==== GIVEN MATERIAL
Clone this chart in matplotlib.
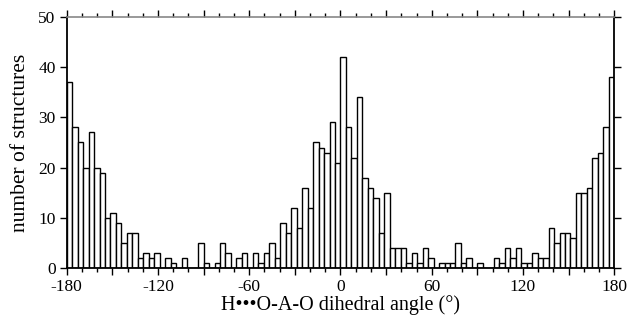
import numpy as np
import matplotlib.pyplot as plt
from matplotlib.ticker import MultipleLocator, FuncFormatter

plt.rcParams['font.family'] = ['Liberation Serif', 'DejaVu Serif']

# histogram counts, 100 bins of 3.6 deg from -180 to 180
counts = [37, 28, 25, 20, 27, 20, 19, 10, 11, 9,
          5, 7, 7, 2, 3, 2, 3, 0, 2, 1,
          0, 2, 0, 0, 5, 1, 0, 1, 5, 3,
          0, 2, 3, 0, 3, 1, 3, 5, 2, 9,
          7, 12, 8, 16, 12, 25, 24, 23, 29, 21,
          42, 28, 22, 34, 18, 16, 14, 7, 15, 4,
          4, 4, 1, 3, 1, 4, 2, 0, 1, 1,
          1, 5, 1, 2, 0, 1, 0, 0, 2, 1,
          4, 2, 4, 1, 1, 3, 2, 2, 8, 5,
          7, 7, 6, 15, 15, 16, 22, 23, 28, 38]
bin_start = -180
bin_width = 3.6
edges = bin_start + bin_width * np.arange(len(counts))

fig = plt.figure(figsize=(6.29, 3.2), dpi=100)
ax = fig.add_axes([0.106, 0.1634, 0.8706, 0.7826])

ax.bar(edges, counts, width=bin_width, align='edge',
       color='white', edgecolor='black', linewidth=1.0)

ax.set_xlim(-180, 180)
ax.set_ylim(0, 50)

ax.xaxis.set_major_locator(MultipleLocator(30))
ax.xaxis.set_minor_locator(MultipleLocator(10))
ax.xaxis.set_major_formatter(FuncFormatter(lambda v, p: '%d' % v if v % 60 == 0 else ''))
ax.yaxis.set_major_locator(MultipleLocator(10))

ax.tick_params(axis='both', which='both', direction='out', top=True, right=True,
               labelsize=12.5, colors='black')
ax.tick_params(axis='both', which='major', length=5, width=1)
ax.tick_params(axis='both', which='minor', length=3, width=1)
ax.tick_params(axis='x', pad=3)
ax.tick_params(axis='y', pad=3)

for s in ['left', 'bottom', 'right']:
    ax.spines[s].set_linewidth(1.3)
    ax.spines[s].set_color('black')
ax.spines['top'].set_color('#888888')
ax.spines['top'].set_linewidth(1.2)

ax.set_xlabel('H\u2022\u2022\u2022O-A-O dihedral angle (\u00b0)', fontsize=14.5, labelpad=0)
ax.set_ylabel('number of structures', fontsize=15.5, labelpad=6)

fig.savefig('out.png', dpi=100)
========
__PROBLEM STATEMENT__.
Leave out the pictures and restate, word for word, the lines from the top of the data through the line containing "plt.rcParams['font.family'] = ['Liberation", both included.

__CORRECT RESULT__.
Clone this chart in matplotlib.
import numpy as np
import matplotlib.pyplot as plt
from matplotlib.ticker import MultipleLocator, FuncFormatter

plt.rcParams['font.family'] = ['Liberation Serif', 'DejaVu Serif']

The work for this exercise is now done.